Advanced AL32 Processing has three functions:
Function 1. High-bit up-conversion (Adaptive Line Pattern Harmonized Algorithm)
By installing arithmetic circuitry for lower-order data generation that is four times greater than conventional arithmetic circuitry and using that to process calculations, upper-order 16-bit data is added to the lower-order 16-bit data that is generated and output data of 32-bit quality is obtained.
Audio signals that previously could only be output in a 1LSB staircase pattern are reproduced in a smooth waveform of 32-bit precision, reducing distortion at micro levels.
Function 2. Advanced ALPHA Processing
The 44.1-kHz sampling signals of a CD are oversampled by a factor of 16 to produce a smoother waveform. At this time, simply performing linear interpolation and increasing the data will not produce a signal waveform that exists in the natural world.

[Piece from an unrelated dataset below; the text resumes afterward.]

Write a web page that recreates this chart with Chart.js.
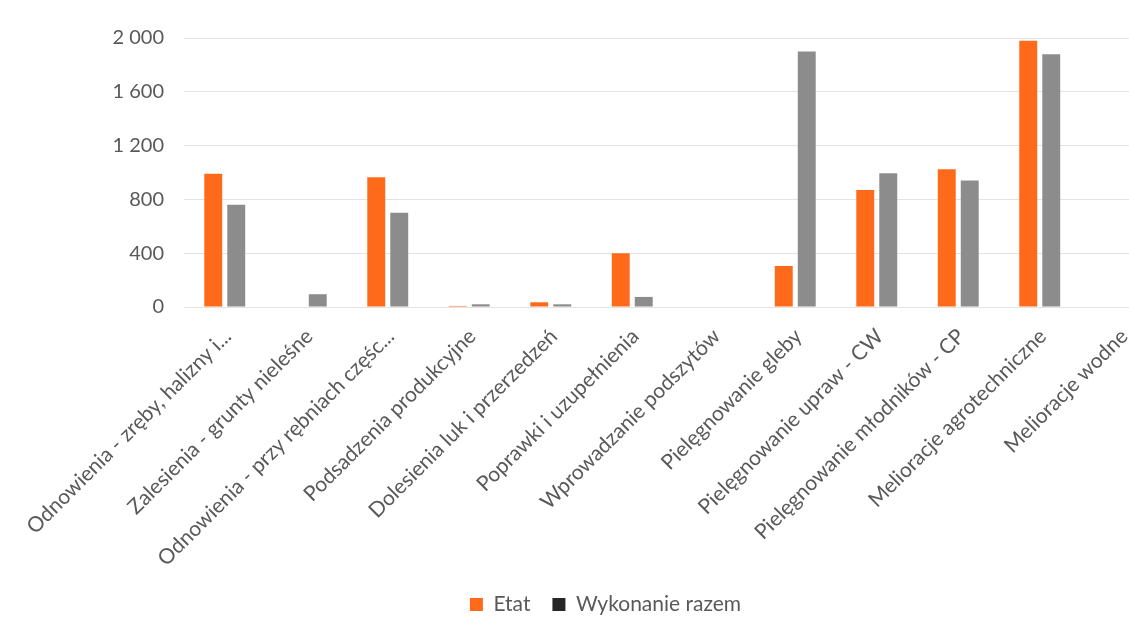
<!DOCTYPE html>
<html>
<head>
<meta charset="utf-8">
<script src="https://cdn.jsdelivr.net/npm/chart.js@4/dist/chart.umd.min.js"></script>
<style>
  html, body { margin: 0; padding: 0; background: #fff; overflow: hidden; }
  #wrap { width: 1170px; height: 637px; }
</style>
</head>
<body>
<div id="wrap"><canvas id="chart"></canvas></div>
<script>
// Categories and values
const categories = [
  'Odnowienia - zręby, halizny i...',
  'Zalesienia - grunty nieleśne',
  'Odnowienia - przy rębniach częśc...',
  'Podsadzenia produkcyjne',
  'Dolesienia luk i przerzedzeń',
  'Poprawki i uzupełnienia',
  'Wprowadzanie podszytów',
  'Pielęgnowanie gleby',
  'Pielęgnowanie upraw - CW',
  'Pielęgnowanie młodników - CP',
  'Melioracje agrotechniczne',
  'Melioracje wodne'
];
const etatValues = [990, 0, 965, 8, 35, 400, 0, 305, 870, 1025, 1980, 0];
const wykonanieValues = [760, 95, 700, 20, 20, 75, 0, 1900, 995, 940, 1880, 0];
const yTicks = [0, 400, 800, 1200, 1600, 2000];

const textColor = '#595959';
const fontFamily = 'Lato, "Open Sans", sans-serif';

const formatThousands = v => String(v).replace(/\B(?=(\d{3})+(?!\d))/g, ' ');

const chartCanvas = document.getElementById('chart');

const chart = new Chart(chartCanvas, {
    type: 'bar',
    data: {
        labels: categories,
        datasets: [{
            label: 'Etat',
            data: etatValues,
            backgroundColor: '#ff6a1a',
            categoryPercentage: 0.564,
            barPercentage: 0.78
        }, {
            label: 'Wykonanie razem',
            data: wykonanieValues,
            backgroundColor: '#8c8c8c',
            categoryPercentage: 0.564,
            barPercentage: 0.78
        }]
    },
    options: {
        responsive: true,
        maintainAspectRatio: false,
        animation: false,
        layout: {
            padding: { left: 49, right: 8, top: 38, bottom: 12 }
        },
        scales: {
            x: {
                grid: { display: false },
                border: { display: false },
                afterFit: axis => { axis.height = 265; },
                ticks: {
                    autoSkip: false,
                    minRotation: 45,
                    maxRotation: 45,
                    padding: 9,
                    labelOffset: 3,
                    color: textColor,
                    font: { family: fontFamily, size: 21 }
                }
            },
            y: {
                min: 0,
                max: 2000,
                afterBuildTicks: axis => { axis.ticks = yTicks.map(v => ({ value: v })); },
                afterFit: axis => { axis.width = 135; },
                grid: { color: '#e3e3e3', drawTicks: false },
                border: { display: false },
                ticks: {
                    padding: 20,
                    color: textColor,
                    font: { family: fontFamily, size: 20 },
                    callback: v => formatThousands(v)
                }
            }
        },
        plugins: {
            legend: {
                position: 'bottom',
                labels: {
                    boxWidth: 13,
                    boxHeight: 13,
                    padding: 22,
                    color: textColor,
                    font: { family: fontFamily, size: 21 },
                    generateLabels: c => {
                        const items = Chart.defaults.plugins.legend.labels.generateLabels(c);
                        // the reference draws the second legend key almost black
                        items[1].fillStyle = '#262626';
                        items[1].strokeStyle = '#262626';
                        items.forEach(it => { it.lineWidth = 0; });
                        return items;
                    }
                }
            },
            tooltip: { enabled: false }
        }
    }
});
</script>
</body>
</html>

A waveform close to that of the original signal is achieved by inferring data interpolated from a large volume of data that should be reproduced before and after the data read from the CD.
By analyzing large volumes of sampling before and after data read from the CD and inferring and interpolating the points that should exist, it is possible to produce a smooth signal that is closer to the original sound.
Function 3. Adaptive digital filter (Automatic Low-Pass filter Harmonic Adjustment)
In conventional ALPHA Processing, an adaptive digital filter was used to widen the passband for pulse data and prevent the occurrence of ringing. Advanced AL32 Processing, however, uses a filter algorithm with even greater adaptive capability. Since filtering is conducted using the optimum algorithm even for pulsating signals or continuous high-frequency sound, a natural sound, unaffected by aliasing noise or lower high-range response, is produced.